I have a few more thoughts about the finale, so I must turn to a familiar vehicle for the extremely minuscule cross-section of my True Detective and The Bear readers: the emoji bullet point.

🐻 Carmy doesn’t call Claire after all. The constant—and I mean constant—nagging of Carmy by just about every character in the show actually did lead me to believe he’d smash that call button. Maybe that’s what our shoulders-relaxed chef would’ve done had he not pulled up the Chicago Tribune review. Really, I’m just bummed that Molly Gordon didn’t get the chance to fully reprise her delightful season 2 turn.

🐻 The Bear was such a flirt this season! While everyone was out and about ’shipping Carmy and Sydney, it feels like we left season 3 with two could-be-somethings: the first being Sydney and Luca. They share a late-party glass of wine and a friendly chat about only-childhood that you could read however you’d like. Richie and Jessica (Sarah Ramos)? Yeah, she’s his date to Tiffany’s (Gillian Jacobs) wedding.

🐻 Who do I have to call to get John Mulaney’s Stevie a bottle episode next season? We can’t relegate this man to Carmy odor-control duties!

🐻 I’m willing to put a Ted Fak–style parlay on at least two of Ever’s former chefs finding work at The Bear.

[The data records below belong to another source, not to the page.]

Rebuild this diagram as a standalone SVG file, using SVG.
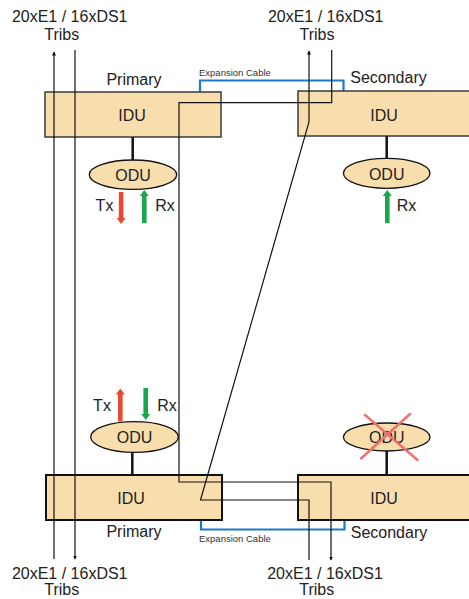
<svg xmlns="http://www.w3.org/2000/svg" width="469" height="599" viewBox="0 0 469 599">
  <style>
    text { font-family: "Liberation Sans", Arial, sans-serif; fill: #222; }
    .lbl { font-size: 16px; }
    .small { font-size: 9.5px; fill: #333; }
    .idu-top { fill: #F8DEAC; stroke: #3a3a3a; stroke-width: 1.5; }
    .idu-bot { fill: #F8DEAC; stroke: #111; stroke-width: 2; }
    .odu { fill: #F8DEAC; stroke: #111; stroke-width: 1.3; }
    .link { stroke: #111; stroke-width: 2.5; }
    .wire { fill: none; stroke: #111; stroke-width: 1.2; }
    .exp { fill: none; stroke: #1A7AC8; stroke-width: 2.2; }
    .tx { fill: #E84A2F; }
    .rx { fill: #17A84C; }
    .cross { stroke: #F07070; stroke-width: 2.5; stroke-linecap: round; }
  </style>
  <defs>
    <marker id="tip" viewBox="0 0 8 8" refX="7" refY="4" markerWidth="4" markerHeight="4" orient="auto" markerUnits="userSpaceOnUse">
      <path d="M0,0 L8,4 L0,8 Z" fill="#111"/>
    </marker>
  </defs>

  <!-- Expansion cables -->
  <g id="expansion-cables">
    <path class="exp" d="M200,92 V80.5 H343.5 V91"/>
    <text class="small" x="199" y="75.5">Expansion Cable</text>
    <path class="exp" d="M201,520 V529.5 H344.5 V520"/>
    <text class="small" x="199" y="541.5">Expansion Cable</text>
  </g>

  <!-- IDU units -->
  <g id="idu-primary-top">
    <rect class="idu-top" x="45" y="92" width="176" height="45"/>
    <text class="lbl" x="132" y="121" text-anchor="middle">IDU</text>
    <text class="lbl" x="134" y="85" text-anchor="middle">Primary</text>
  </g>
  <g id="idu-secondary-top">
    <rect class="idu-top" x="298" y="91" width="176" height="45"/>
    <text class="lbl" x="384" y="121" text-anchor="middle">IDU</text>
    <text class="lbl" x="388.5" y="83" text-anchor="middle">Secondary</text>
  </g>
  <g id="idu-primary-bottom">
    <rect class="idu-bot" x="46" y="475" width="176" height="45"/>
    <text class="lbl" x="131" y="504" text-anchor="middle">IDU</text>
    <text class="lbl" x="134" y="537" text-anchor="middle">Primary</text>
  </g>
  <g id="idu-secondary-bottom">
    <rect class="idu-bot" x="298" y="475" width="176" height="45"/>
    <text class="lbl" x="384" y="504" text-anchor="middle">IDU</text>
    <text class="lbl" x="389" y="537.5" text-anchor="middle">Secondary</text>
  </g>

  <!-- IDU to ODU links -->
  <g id="odu-links">
    <line class="link" x1="132.7" y1="137" x2="132.7" y2="160"/>
    <line class="link" x1="386.7" y1="136" x2="386.7" y2="158.5"/>
    <line class="link" x1="132.3" y1="452" x2="132.3" y2="475"/>
    <line class="link" x1="386.7" y1="451" x2="386.7" y2="475"/>
  </g>

  <!-- ODU units -->
  <g id="odu-primary-top">
    <ellipse class="odu" cx="133" cy="174.7" rx="43.7" ry="14.7"/>
    <text class="lbl" x="133" y="180.7" text-anchor="middle">ODU</text>
    <path class="tx" d="M118.8,192 H123.4 V218 H125.6 L121.1,224 L116.6,218 H118.8 Z"/>
    <path class="rx" d="M142,223 H146.6 V196 H148.8 L144.3,190 L139.8,196 H142 Z"/>
    <text class="lbl" x="104.5" y="211" text-anchor="middle">Tx</text>
    <text class="lbl" x="165" y="211" text-anchor="middle">Rx</text>
  </g>
  <g id="odu-secondary-top">
    <ellipse class="odu" cx="386.7" cy="173.3" rx="43.3" ry="15"/>
    <text class="lbl" x="386.7" y="179.5" text-anchor="middle">ODU</text>
    <path class="rx" d="M385,223 H389.6 V196 H391.8 L387.3,190 L382.8,196 H385 Z"/>
    <text class="lbl" x="406.5" y="211" text-anchor="middle">Rx</text>
  </g>
  <g id="odu-primary-bottom">
    <ellipse class="odu" cx="134.5" cy="437" rx="43.8" ry="15.3"/>
    <text class="lbl" x="134.5" y="443" text-anchor="middle">ODU</text>
    <path class="rx" d="M143.4,388 H148 V414 H150.2 L145.7,420 L141.2,414 H143.4 Z"/>
    <path class="tx" d="M118,421.5 H122.6 V394.5 H124.8 L120.3,388.5 L115.8,394.5 H118 Z"/>
    <text class="lbl" x="102" y="410.7" text-anchor="middle">Tx</text>
    <text class="lbl" x="167" y="410.7" text-anchor="middle">Rx</text>
  </g>
  <g id="odu-secondary-bottom">
    <ellipse class="odu" cx="386.7" cy="437" rx="43.3" ry="14"/>
    <text class="lbl" x="386.8" y="443" text-anchor="middle">ODU</text>
    <line class="cross" x1="365" y1="415" x2="417.5" y2="460"/>
    <line class="cross" x1="410" y1="414" x2="361" y2="458.5"/>
  </g>

  <!-- Tributary wiring -->
  <g id="connectors">
    <line class="wire" x1="54" y1="559" x2="54" y2="52" marker-end="url(#tip)" stroke="#444" stroke-width="1.5"/>
    <line class="wire" x1="75" y1="50" x2="75" y2="559" marker-end="url(#tip)"/>
    <polyline class="wire" points="331.7,50 331.7,102.7 179,102.7 179,482 331,482 331,560" marker-end="url(#tip)"/>
    <polyline class="wire" points="309,560 309,500 200.5,500 309,122 309,51" marker-end="url(#tip)"/>
  </g>

  <!-- Tributary labels -->
  <g id="trib-labels">
    <text class="lbl" x="69.7" y="22" text-anchor="middle">20xE1 / 16xDS1</text>
    <text class="lbl" x="61.7" y="40" text-anchor="middle">Tribs</text>
    <text class="lbl" x="325.7" y="22" text-anchor="middle">20xE1 / 16xDS1</text>
    <text class="lbl" x="317" y="40" text-anchor="middle">Tribs</text>
    <text class="lbl" x="69.7" y="578.5" text-anchor="middle">20xE1 / 16xDS1</text>
    <text class="lbl" x="61.7" y="595" text-anchor="middle">Tribs</text>
    <text class="lbl" x="325" y="578.5" text-anchor="middle">20xE1 / 16xDS1</text>
    <text class="lbl" x="316.7" y="595" text-anchor="middle">Tribs</text>
  </g>
</svg>
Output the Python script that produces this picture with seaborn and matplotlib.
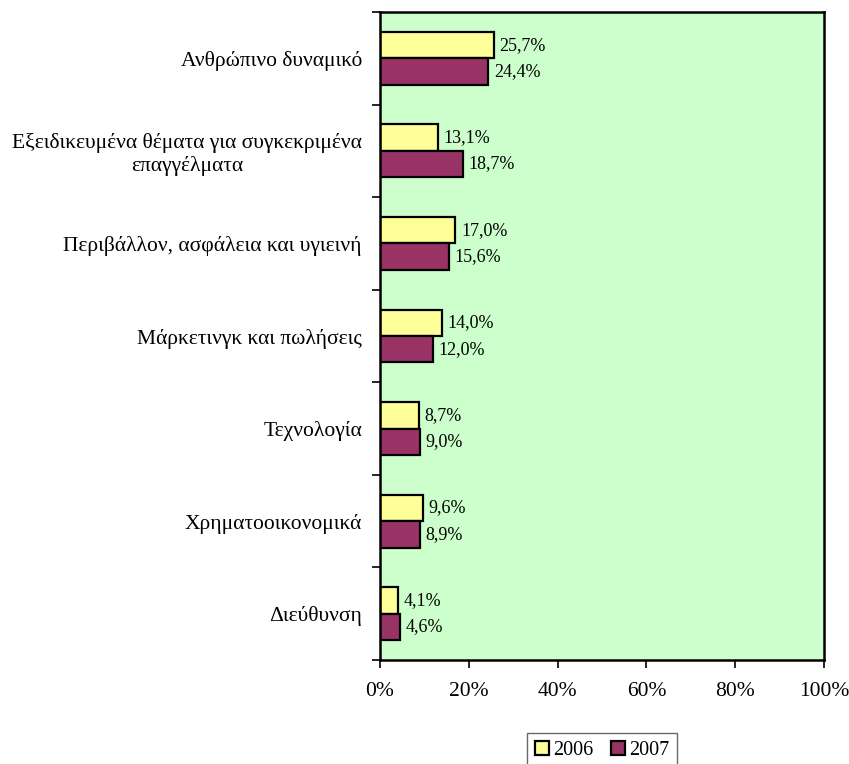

🐻 The focus of this episode—exorcising demons at Ever’s funeral—means that we don’t get one last check-in with a few of The Bear’s main players. We’ll have to wait until season 4 to see Sugar (Abby Elliot) and Baby Berzatto, Sweeps (Corey Hendrix) continue to level up his sommelier game, Tina’s (Liza Colón-Zayas) next chapter, Marcus’s (Lionel Boyce) masterpiece in the making, and how Ebraheim (Edwin Lee Gibson) is holding up at the sandwich outpost.

🐻 Honestly, it was a delight to see EVERY SECOND COUNTS morph from a hustle mantra to a message of appreciating the people you love.

That’s a wrap on season 3, folks. Thank you, as always, for reading Esquire—and order yourself an Italian beef for lunch today. You deserve it.